In any event, since U.S. courts have considered the Holy See as a State for purposes of the FSIA, immunity disputes involving the Holy See have not revolved around the question of whether the FSIA is applicable in the first place, but around the question of whether exceptions to the FSIA were triggered in specific cases pending before the U.S. courts. For instance, in the case of Dale v. Colagiovanni, the latter being an agent of the Holy See who was sued for having participated in an international insurance fraud scheme, the Court ruled that the commercial activity exception did not apply, on the ground that the agent had only acted with ‘apparent’ and not the ‘actual’ authority of the Holy See. In the recent sexual abuse cases of O’Bryan and Doe v. Holy See, the question was whether the tortious and commercial activity exceptions to the FSIA applied. Various courts came to divergent conclusions on the application of these exceptions, and the exceptions to the exceptions, but the U.S. Supreme Court refused to grant certiorari on 28 June 2010. U.S. case law regarding the exceptions to the application of the FSIA is not further discussed here, as it has no particular relevance for the subject of our study (the legal status of the Holy See under international law).
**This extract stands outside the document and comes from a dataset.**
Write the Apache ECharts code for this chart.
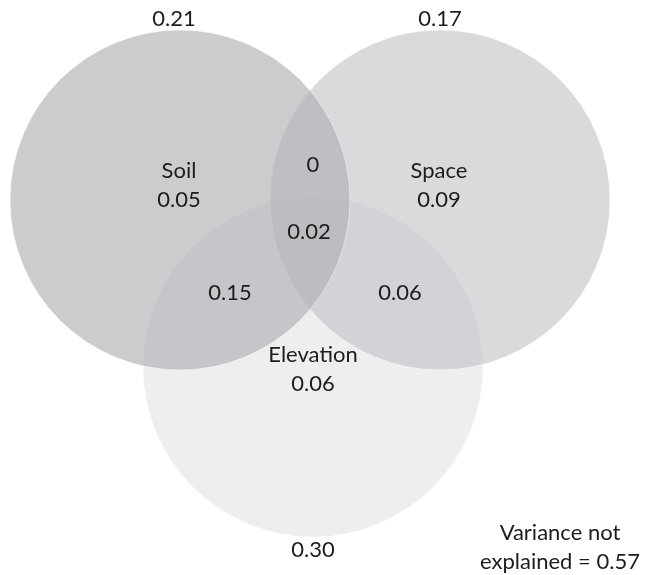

In the author’s view, consistent State practice in favor of granting immunity to the Holy See may be lacking (it may be observed that U.S. courts have conferred immunity on the Holy See under the FSIA, a domestic law instrument, rather than under international law). Furthermore, in light of the increasing importance of individuals’ right to access to a court, immunities ought to be interpreted restrictively, all the more so if the beneficiary of the immunity is not a State but a non-State actor. It is recalled in this respect that international organizations, another category of non-State actors, do not enjoy immunity under general international law, but only on the basis of particular treaties. Even if treaties confer immunity on international organizations, domestic courts, at least in the ECHR area, will only uphold such immunity if it is compatible with the right to access to a court (Article 6(1) ECHR). Finally, as far as the immunity from jurisdiction of functionaries of the Holy See (possibly including every Catholic cleric) is concerned, the immunity ratione personae of the Pope and possibly the Cardinal Secretary of State, representatives of the Vatican City State, appears as self-evident, at least if one accepts the statehood of the Vatican. A more difficult question, however, is whether functionaries of the Catholic Church (or possibly every bishop or Cardinal) enjoy immunity ratione materiae for acts that were committed in sufficient proximity to the culprit’s office, i.e. ‘under color of authority’ or by use of official resources. All charges of abuse, or of covering up cases of abuse, would then be covered by immunity ratione materiae. Against this it may be argued that offences committed in the forum State may not attract immunity. But more importantly, if the view is taken that the Holy See (unlike the Vatican City State) does not enjoy immunity under general international law, then logically its functionaries cannot enjoy immunity either, as in international law, the immunity of officials is derived from the immunity of the entity which they serve.